“We have much to offer!” announced David Tacey, practising Catholic, author of 12 books, and professor at La Trobe University in Melbourne. Speaking at Summer Spirit, David said that while many fear that religion is losing its hold and that tradition has been rejected by modernity, religion does have a way of bouncing back. He pointed out that the word religio itself connotes return, renewal, and revival, and ligio meaning to bind back, to reconnect to the source.
“Christianity will go on because the message of Christ will endure. God, Christ, the Holy Spirit is taking care of this,” David said, adding that Christians need to communicate tradition using the Zeitgeist, the spirit of the time. David’s words and activities of the weekend itself would well encapsulate the theme and atmosphere of the annual Summer Spirit held 15–17 February at All Saints Floreat Uniting Church. At times vibrant and energetic, and quiet and reflective at others, the event revolved around the theme ‘Spirituality for Life’ in Australia’s growing secular society.

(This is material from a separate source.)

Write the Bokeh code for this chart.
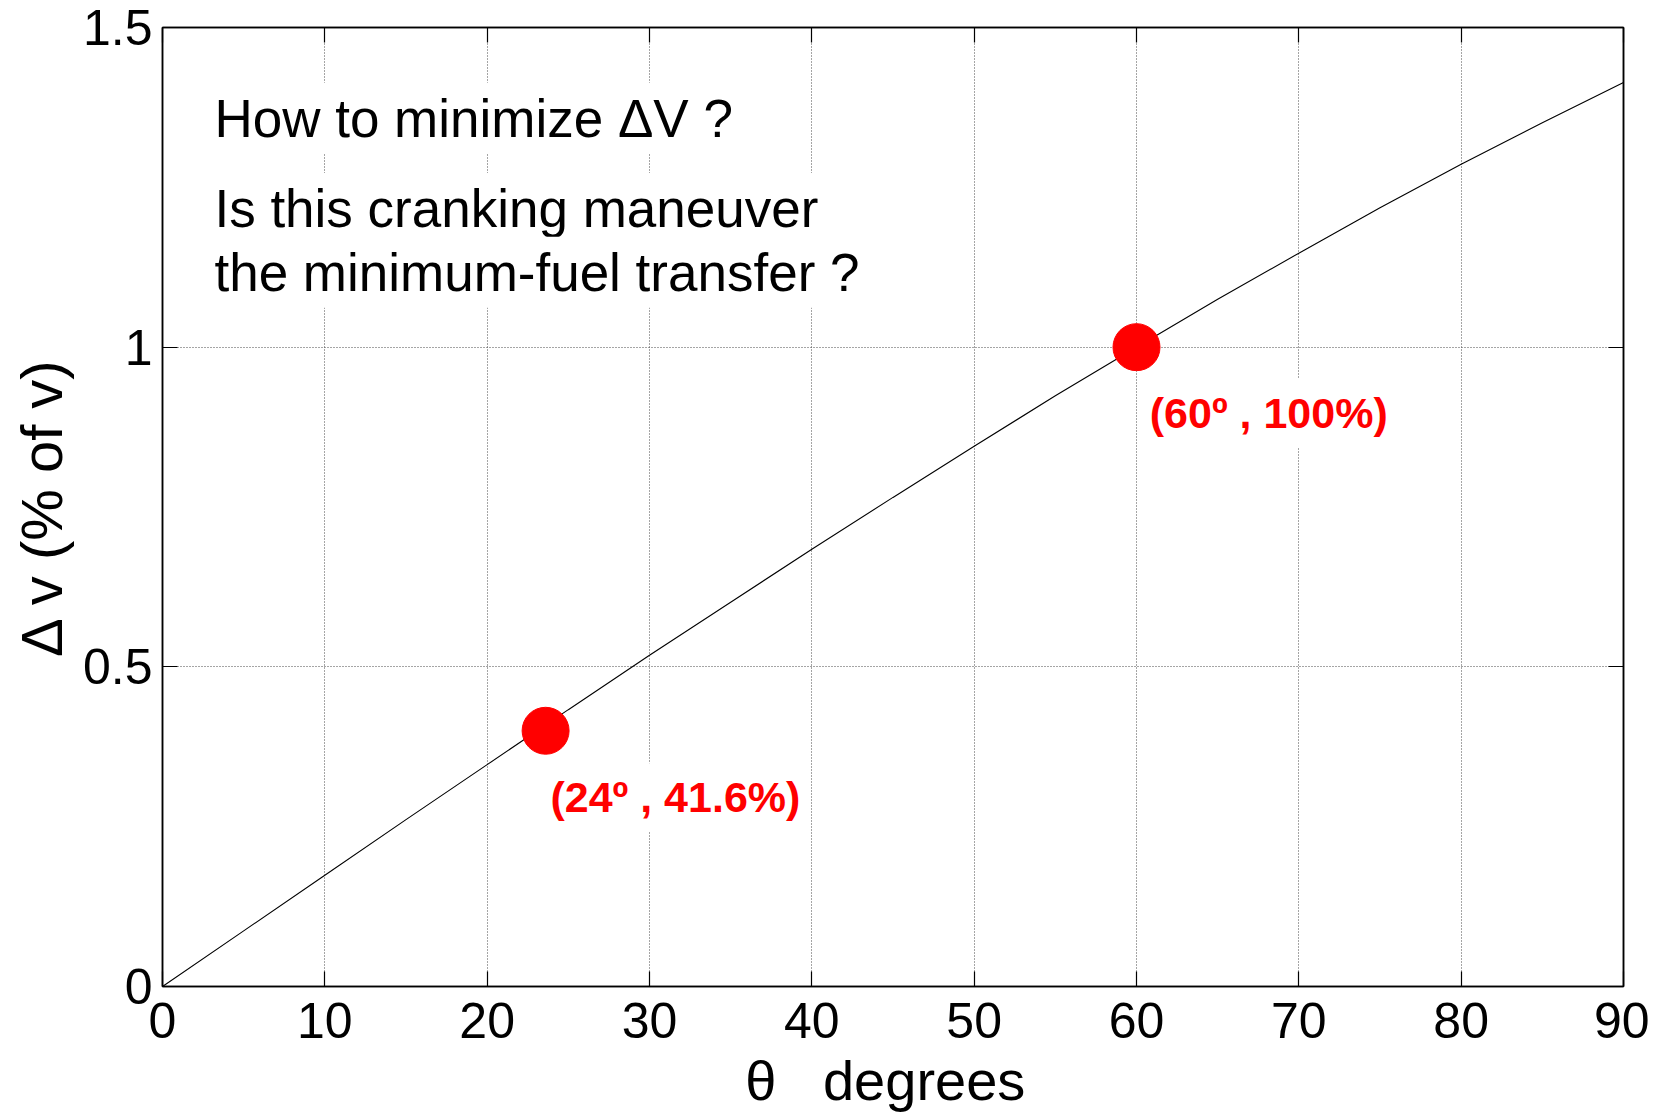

As well as David, the speakers during the weekend were psychologist John Gherardi; Lucy Moore of Messy Church; Rev Anne Wright, chaplain of Scotch College; palliative care pioneer Douglas Bridge, and Ian Robinson, chaplain of the University of Western Australia and organiser of Desert Journeys. Some 140 participants joined the plenary sessions and the workshop groups.
“Together you are the body of Christ,” Lucy reminded workshop participants. “Adults need children to help them be the complete body of Christ in worship. In the way that Jesus put a child in the centre, we need to be with children if we are truly to understand God. On the other hand, children need adults to model discipleship.”
Lucy led the Sunday worship service, showing how all-age worship could be meaningful to all. “We’re doing this on Palm Sunday,” Diane Boone of Willetton Uniting Church said after the service.
Confident in having heard Lucy and having two of her books in hand, Marian Crew said she would be organising Messy Church with others at the Uniting and the Anglican congregations in Gingin. Rev Anne Wright shared some of her findings for a doctoral research on worship among teenagers in churchrelated schools. Dr Doug Bridge spoke about healing in palliative care as a relational process involving movement towards an experience of integrity and wholeness that is facilitated by a caregiver’s intervention, but is dependent on the innate potential within the patient. He emphasised that health care must be whole, linking together meaning and purpose, connectedness to the moment to self, nature and God.
In the Bible studies that he led, Rev Dr Ian Robinson entered into the world view and experience of Jesus in the desert, a place similar to today’s highly contested environment.
“Spirituality, he said, “is not exotic, but mainstream and crucial if we are to open ourselves up to grace, strength and simplicity needed in the 21st century.”
At the end of the weekend, Marie Yuncken, chair of the Summer Spirit Committee, said that the themes wove well together and that “we’ve something to take away and use in our congregations.”